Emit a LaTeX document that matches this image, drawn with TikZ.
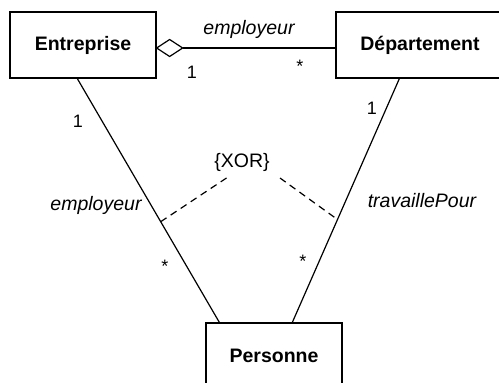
\documentclass[tikz,border=0pt]{standalone}
\usepackage{fontspec}
\setmainfont{Liberation Sans}
\usetikzlibrary{calc}
\begin{document}
\begin{tikzpicture}[x=1pt,y=-1pt,
  cls/.style={draw, line width=1.3pt, fill=white, minimum height=66pt, inner sep=0pt,
    font=\fontsize{19.5}{23}\selectfont\bfseries},
  assoc/.style={line width=1.2pt},
  lbl/.style={font=\fontsize{19.5}{23}\selectfont\itshape, inner sep=0pt},
  mult/.style={font=\fontsize{18}{21}\selectfont, inner sep=0pt},
  xorline/.style={line width=1.2pt, dash pattern=on 7pt off 5pt}]
\useasboundingbox (0,0) rectangle (499,383);
\clip (0,0) rectangle (499,383);
\fill[white] (0,0) rectangle (499,383);
% classes
\node[cls, minimum width=146pt] (ent) at (83,45) {Entreprise};
\node[cls, minimum width=168pt] (dep) at (420,45) {Département};
\node[cls, minimum width=136pt] (per) at (274,356) {Personne};
% aggregation
\coordinate (dtip) at ($(ent.east)+(0,3)$);
\coordinate (dend) at ($(dep.west)+(0,3)$);
\draw[assoc] (dtip) -- ++(13,-8.5) -- ++(13,8.5) -- ++(-13,8.5) -- cycle;
\draw[assoc] ($(dtip)+(26,0)$) -- (dend);
\node[lbl] (l1) at (249,29) {employeur};
\node[mult] (m1) at (192,72) {1};
\node[mult] (m2) at (300,66) {*};
% Entreprise - Personne
\coordinate (a1) at ($(ent.south west)+(68,0)$);
\coordinate (a2) at ($(per.north west)+(14,0)$);
\draw[assoc] (a1) -- (a2);
\node[mult] (m3) at (78,121) {1};
\node[lbl] (l2) at (96,205) {employeur};
\node[mult] (m4) at (165,266) {*};
% Departement - Personne
\coordinate (b1) at ($(dep.south west)+(64,0)$);
\coordinate (b2) at ($(per.north west)+(87,0)$);
\draw[assoc] (b1) -- (b2);
\node[mult] (m5) at (372,108) {1};
\node[lbl] (l3) at (422,201) {travaillePour};
\node[mult] (m6) at (303,261) {*};
% XOR constraint
\node[font=\fontsize{19.5}{23}\selectfont, inner sep=0pt] (xor) at (242,162) {\{XOR\}};
\coordinate (x1) at ($(a1)!0.587!(a2)$);
\coordinate (x2) at ($(b1)!0.578!(b2)$);
\draw[xorline] (x1) -- (228,177);
\draw[xorline] (280,178) -- (x2);
\end{tikzpicture}
\end{document}
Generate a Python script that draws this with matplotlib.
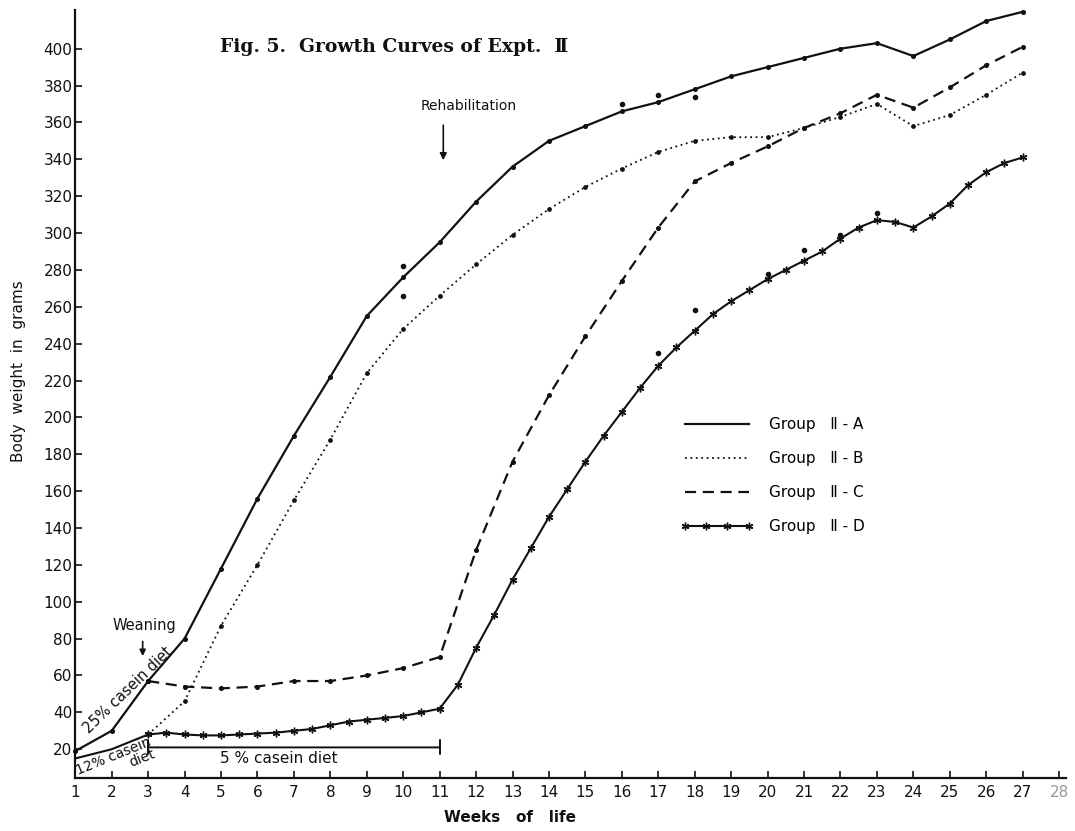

_Brief:_ Reproduce the data word for word, excluding its pictures.

_Result for this exercise:_
Emit a LaTeX document that matches this image, drawn with TikZ.
\documentclass[tikz,border=0pt]{standalone}
\usepackage{fontspec}
\setmainfont{Liberation Sans}
\usetikzlibrary{calc}
\begin{document}
\begin{tikzpicture}[x=1pt,y=-1pt,
  cls/.style={draw, line width=1.3pt, fill=white, minimum height=66pt, inner sep=0pt,
    font=\fontsize{19.5}{23}\selectfont\bfseries},
  assoc/.style={line width=1.2pt},
  lbl/.style={font=\fontsize{19.5}{23}\selectfont\itshape, inner sep=0pt},
  mult/.style={font=\fontsize{18}{21}\selectfont, inner sep=0pt},
  xorline/.style={line width=1.2pt, dash pattern=on 7pt off 5pt}]
\useasboundingbox (0,0) rectangle (499,383);
\clip (0,0) rectangle (499,383);
\fill[white] (0,0) rectangle (499,383);
% classes
\node[cls, minimum width=146pt] (ent) at (83,45) {Entreprise};
\node[cls, minimum width=168pt] (dep) at (420,45) {Département};
\node[cls, minimum width=136pt] (per) at (274,356) {Personne};
% aggregation
\coordinate (dtip) at ($(ent.east)+(0,3)$);
\coordinate (dend) at ($(dep.west)+(0,3)$);
\draw[assoc] (dtip) -- ++(13,-8.5) -- ++(13,8.5) -- ++(-13,8.5) -- cycle;
\draw[assoc] ($(dtip)+(26,0)$) -- (dend);
\node[lbl] (l1) at (249,29) {employeur};
\node[mult] (m1) at (192,72) {1};
\node[mult] (m2) at (300,66) {*};
% Entreprise - Personne
\coordinate (a1) at ($(ent.south west)+(68,0)$);
\coordinate (a2) at ($(per.north west)+(14,0)$);
\draw[assoc] (a1) -- (a2);
\node[mult] (m3) at (78,121) {1};
\node[lbl] (l2) at (96,205) {employeur};
\node[mult] (m4) at (165,266) {*};
% Departement - Personne
\coordinate (b1) at ($(dep.south west)+(64,0)$);
\coordinate (b2) at ($(per.north west)+(87,0)$);
\draw[assoc] (b1) -- (b2);
\node[mult] (m5) at (372,108) {1};
\node[lbl] (l3) at (422,201) {travaillePour};
\node[mult] (m6) at (303,261) {*};
% XOR constraint
\node[font=\fontsize{19.5}{23}\selectfont, inner sep=0pt] (xor) at (242,162) {\{XOR\}};
\coordinate (x1) at ($(a1)!0.587!(a2)$);
\coordinate (x2) at ($(b1)!0.578!(b2)$);
\draw[xorline] (x1) -- (228,177);
\draw[xorline] (280,178) -- (x2);
\end{tikzpicture}
\end{document}
Generate a Python script that draws this with matplotlib.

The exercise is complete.